Projections indicate a further 15 million people will occupy private tenancies within the next decade in London alone and that under the current trajectory, rents will suck up 90% of tenant’s income by 2040, with over 50% of renters already falling below the poverty line by 2030 (Joseph Rowntree Foundation).
Why then, are there almost no legal structures to change the unsustainable crash course the sector is headed toward? One simple answer is the oft bandied phrase ‘business is best’, the erstwhile ideology that served the few at the expense of the majority may have finally has it’s day; Or as one tenant put it: “there’s only so much blood you can bleed", in short, renters are running out of cash and patience, but not out of votes. Our majority is increasing favourably in that percentile. Therein is the warning for all landlord-MPs and non-landlord MPs alike. Seats are not looking so safe any more, until the rental sector is firmly on all party agendas.
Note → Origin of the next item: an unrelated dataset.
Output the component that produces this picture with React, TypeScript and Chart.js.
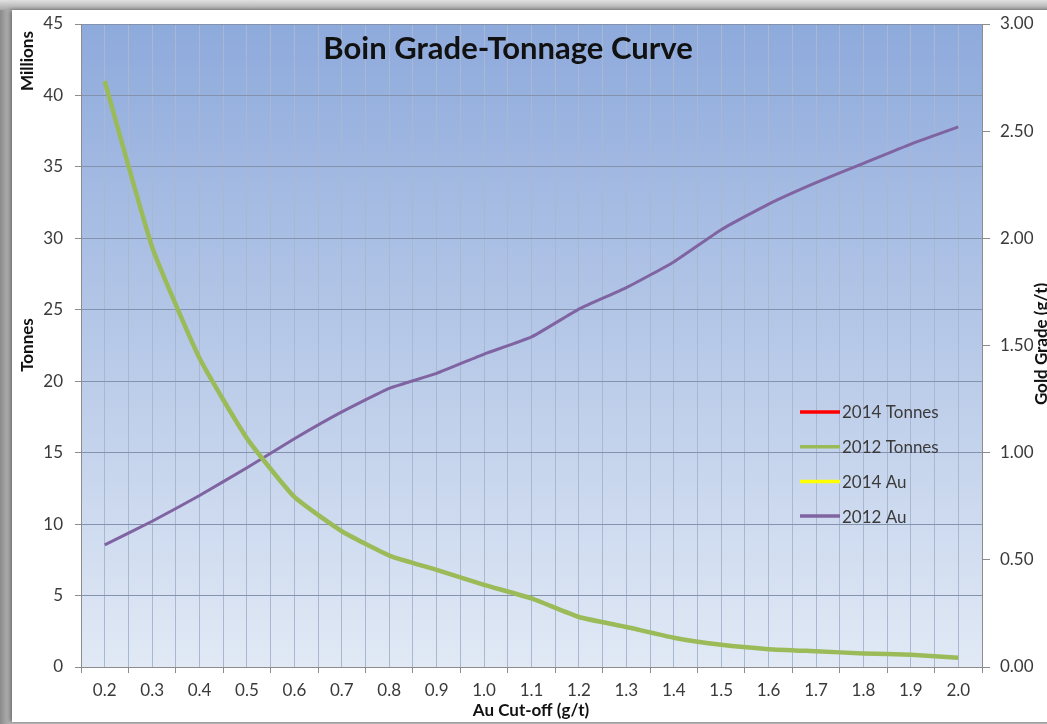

The nascent amendment to the Consumer Rights Act, with Labour’s proposed 44D Bill to ban letting agency fees, must be resurrected. As must MP Sarah Teather's amendment to the application of Section 21 Notices giving landlords power to issue ‘no-fault’ evictions to tenants requesting repairs.
The tenant who I met at his property was not an exception to the rule as he himself has pointed out ‘there are plenty more properties like these’ and he is committed to supporting us to find them, and their tenants, to start a campaign of local action and reverse the injustices being wrought.
Such injustices extend to the tax payer. For it is they who are also unwittingly investing in this ‘booming rental market’ by supporting landlords with the 10% tax relief they receive, toward ‘wear and tear maintenance’ on their rental properties. It’s fair to say from the state of the majority of rental properties viewed in the Northwest that these monies seem largely diverted elsewhere.
How about the small matter of housing benefits, of which Ten Billion pounds are going out of tax payers pockets and into that of private landlords? These billions prop up the unsustainable cost of rents and benefit no one but the landlord. It is high time for change, and not the small kind.